Over the decades, all have played a part in telling the stories.

The readers may remember the great stories, and listening to the names being read here this morning, many of us are conscious of so many of those great stories and those who told them.

But those with recognisable names would have been among the first to pay tribute to the roles played by those who went without by-lines, those who went unnoticed, yet who – like little mustard seeds – helped the reader to see the full picture.

Our intrinsic, individual value does not depend on how useful we were to the projects of others. It is seen, instead, when we were truly ourselves, when we spent time with those we love and those who love us, when we were in touch with our feelings, when we valued our friendships, when we were happy rather than ambitious.

Occasions like this morning are always tinged with sadness. But this morning is also made up of moments of joy too, moments when we realise that love is more important than ambition, when we know friendships are more important than careers, when we know we are blessed by others not because of what they do, but simply because they are.

And when we love, when we can cry together, then we can laugh together too.

John Betjeman was a press attaché in Dublin during World War II, and he plays an interesting role in journalism in Ireland at that time.

He was an immensely popular figure during his time in Dublin, learning the Irish language, socialising in Irish pubs, and becoming friends with many of Dublin’s journalists and literary figures.

When his official stay in Dublin came to an end in 1943, his departure made one of those great stories on the front page of The Irish Times.

In one of his less well-known poems, ‘The Last Laugh’, included in his 1974 collection, A Nip in the Air, John Betjeman wrote:

I made hay while the sun shone.
My work sold.
Now, if the harvest is over
And the world cold,
Give me the bonus of laughter
As I lose hold.

As we recall our friends and family members who have lost their hold on life, let us put their regrets behind them.
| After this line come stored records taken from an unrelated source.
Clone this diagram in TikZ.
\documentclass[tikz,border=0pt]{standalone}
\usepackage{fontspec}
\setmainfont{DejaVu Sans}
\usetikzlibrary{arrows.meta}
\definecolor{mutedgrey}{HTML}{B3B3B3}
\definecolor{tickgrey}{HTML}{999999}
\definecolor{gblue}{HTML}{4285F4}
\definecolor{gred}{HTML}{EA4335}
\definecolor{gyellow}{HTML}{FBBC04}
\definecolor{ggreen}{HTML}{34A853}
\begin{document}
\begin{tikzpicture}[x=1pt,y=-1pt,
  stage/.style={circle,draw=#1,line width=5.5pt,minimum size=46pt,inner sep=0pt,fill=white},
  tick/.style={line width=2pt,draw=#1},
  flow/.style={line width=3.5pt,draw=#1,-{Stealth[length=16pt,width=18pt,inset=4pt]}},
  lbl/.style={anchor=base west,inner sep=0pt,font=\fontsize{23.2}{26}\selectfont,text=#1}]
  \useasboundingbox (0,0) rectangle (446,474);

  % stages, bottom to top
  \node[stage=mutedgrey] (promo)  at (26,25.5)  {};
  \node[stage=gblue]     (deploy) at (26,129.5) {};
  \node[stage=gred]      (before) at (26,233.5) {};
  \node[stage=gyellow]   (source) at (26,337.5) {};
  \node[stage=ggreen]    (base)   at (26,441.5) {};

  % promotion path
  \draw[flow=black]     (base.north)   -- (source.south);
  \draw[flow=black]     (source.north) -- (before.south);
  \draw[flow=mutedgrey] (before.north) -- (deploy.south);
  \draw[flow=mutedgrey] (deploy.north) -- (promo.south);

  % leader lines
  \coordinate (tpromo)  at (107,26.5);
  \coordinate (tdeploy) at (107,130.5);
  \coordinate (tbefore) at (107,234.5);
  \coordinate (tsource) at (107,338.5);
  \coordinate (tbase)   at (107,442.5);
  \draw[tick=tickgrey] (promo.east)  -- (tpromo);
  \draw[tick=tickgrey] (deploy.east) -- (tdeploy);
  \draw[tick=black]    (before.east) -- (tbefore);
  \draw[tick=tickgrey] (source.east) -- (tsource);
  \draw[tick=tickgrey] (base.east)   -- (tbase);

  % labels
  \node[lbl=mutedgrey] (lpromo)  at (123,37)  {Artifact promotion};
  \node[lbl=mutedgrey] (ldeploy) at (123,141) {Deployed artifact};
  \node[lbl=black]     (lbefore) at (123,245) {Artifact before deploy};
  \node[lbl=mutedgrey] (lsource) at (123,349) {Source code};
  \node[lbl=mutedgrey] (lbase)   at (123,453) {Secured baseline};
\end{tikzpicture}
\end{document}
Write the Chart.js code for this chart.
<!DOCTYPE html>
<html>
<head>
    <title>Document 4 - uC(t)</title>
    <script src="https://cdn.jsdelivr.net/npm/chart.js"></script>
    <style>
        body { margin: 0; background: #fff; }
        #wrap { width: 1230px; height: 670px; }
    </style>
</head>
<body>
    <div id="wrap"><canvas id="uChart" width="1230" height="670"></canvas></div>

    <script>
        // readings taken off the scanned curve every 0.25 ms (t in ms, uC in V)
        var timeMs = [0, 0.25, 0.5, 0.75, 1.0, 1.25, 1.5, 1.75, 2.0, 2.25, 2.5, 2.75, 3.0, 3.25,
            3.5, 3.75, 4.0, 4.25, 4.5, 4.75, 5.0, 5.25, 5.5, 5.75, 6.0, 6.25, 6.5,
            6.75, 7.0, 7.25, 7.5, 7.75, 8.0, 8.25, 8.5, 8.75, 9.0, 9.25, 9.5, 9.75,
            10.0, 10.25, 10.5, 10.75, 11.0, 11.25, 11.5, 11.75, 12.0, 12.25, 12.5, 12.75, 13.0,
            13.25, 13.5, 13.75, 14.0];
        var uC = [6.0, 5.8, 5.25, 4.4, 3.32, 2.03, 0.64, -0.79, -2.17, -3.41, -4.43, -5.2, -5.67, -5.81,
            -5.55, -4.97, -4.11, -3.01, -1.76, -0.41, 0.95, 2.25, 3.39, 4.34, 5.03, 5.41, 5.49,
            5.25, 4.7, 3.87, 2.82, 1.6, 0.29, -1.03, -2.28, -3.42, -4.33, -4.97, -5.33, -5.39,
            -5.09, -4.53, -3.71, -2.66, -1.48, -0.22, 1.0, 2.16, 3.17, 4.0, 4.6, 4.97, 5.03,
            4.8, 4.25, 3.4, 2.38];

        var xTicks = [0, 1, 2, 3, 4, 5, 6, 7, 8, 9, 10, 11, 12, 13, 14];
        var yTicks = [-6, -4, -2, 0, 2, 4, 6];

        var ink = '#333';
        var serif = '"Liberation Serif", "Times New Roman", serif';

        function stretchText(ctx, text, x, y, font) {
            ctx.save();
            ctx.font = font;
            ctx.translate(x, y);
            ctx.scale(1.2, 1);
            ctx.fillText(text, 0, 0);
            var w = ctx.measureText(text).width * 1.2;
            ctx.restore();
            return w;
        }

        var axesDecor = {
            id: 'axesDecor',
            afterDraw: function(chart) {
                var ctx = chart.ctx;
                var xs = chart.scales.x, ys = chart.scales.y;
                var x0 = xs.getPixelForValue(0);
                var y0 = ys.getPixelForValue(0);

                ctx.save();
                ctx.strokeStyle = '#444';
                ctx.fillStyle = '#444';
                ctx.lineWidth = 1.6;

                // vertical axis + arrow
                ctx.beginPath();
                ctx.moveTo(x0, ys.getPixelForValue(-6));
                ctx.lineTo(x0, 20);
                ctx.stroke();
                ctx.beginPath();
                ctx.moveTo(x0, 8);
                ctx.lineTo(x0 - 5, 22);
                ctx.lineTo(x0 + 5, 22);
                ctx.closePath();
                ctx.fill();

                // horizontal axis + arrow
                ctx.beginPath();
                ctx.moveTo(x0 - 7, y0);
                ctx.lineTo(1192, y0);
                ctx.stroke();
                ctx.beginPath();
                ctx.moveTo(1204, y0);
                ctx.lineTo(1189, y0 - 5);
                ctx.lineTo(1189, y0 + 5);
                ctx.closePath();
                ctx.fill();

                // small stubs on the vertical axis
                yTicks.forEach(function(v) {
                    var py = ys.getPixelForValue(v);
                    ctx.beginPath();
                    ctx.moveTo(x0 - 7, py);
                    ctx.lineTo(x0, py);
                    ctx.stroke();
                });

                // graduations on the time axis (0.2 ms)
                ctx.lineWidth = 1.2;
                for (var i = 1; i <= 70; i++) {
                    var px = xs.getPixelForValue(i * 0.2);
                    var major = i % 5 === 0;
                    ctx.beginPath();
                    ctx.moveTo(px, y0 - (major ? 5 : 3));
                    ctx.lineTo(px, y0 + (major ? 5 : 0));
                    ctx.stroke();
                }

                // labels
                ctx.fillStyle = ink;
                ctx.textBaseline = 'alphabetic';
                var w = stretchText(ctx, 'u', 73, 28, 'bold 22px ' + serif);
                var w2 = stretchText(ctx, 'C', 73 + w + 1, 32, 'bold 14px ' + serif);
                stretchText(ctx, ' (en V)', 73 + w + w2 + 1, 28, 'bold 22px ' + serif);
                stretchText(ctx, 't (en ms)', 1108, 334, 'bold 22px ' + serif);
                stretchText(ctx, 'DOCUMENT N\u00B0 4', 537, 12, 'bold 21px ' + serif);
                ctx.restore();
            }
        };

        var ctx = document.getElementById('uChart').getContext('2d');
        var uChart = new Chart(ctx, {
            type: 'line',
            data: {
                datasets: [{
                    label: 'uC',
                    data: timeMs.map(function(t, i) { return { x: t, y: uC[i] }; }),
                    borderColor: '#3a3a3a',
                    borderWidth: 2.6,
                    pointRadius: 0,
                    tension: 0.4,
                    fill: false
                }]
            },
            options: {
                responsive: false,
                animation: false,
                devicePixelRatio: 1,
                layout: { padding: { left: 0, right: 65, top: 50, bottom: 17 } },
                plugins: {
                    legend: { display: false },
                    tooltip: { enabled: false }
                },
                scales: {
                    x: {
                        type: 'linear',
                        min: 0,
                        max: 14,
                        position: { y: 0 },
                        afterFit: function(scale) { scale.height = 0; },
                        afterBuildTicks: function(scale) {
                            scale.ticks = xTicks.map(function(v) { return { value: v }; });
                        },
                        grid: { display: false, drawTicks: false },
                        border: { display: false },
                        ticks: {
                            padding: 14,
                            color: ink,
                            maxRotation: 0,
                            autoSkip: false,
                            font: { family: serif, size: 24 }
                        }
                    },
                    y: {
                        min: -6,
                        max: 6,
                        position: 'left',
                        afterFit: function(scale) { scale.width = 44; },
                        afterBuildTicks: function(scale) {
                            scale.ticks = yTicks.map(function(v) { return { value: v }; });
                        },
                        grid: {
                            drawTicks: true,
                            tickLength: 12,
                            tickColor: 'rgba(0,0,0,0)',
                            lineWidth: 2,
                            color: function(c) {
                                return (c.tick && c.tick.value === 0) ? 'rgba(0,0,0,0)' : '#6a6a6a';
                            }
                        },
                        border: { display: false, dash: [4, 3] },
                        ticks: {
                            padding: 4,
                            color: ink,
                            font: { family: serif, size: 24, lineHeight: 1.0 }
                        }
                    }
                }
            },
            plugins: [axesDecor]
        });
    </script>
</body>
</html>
As part of the great tree of life, whether they were tiny twigs, small leaves, little branches or great big trunks, we can remember them with the bonus of laughter and with the bonus of love.

For without them, we would not be who we are today.

Amen.


Part of the reredos in the Unitarian Church in Saint Stephen’s Green, Dublin, inscribed with the Beatitudes (Photograph: Patrick Comerford, 2012)

Canon Patrick Comerford is Lecturer in Anglicanism and Liturgy, the Church of Ireland Theological Institute, a canon of Christ Church Cathedral, Dublin, and a former Foreign Desk Editor of The Irish Times. This reflection was shared at a memorial service in the Unitarian Church, Dublin, for former staff members of The Irish Times on Saturday 16 June 2012.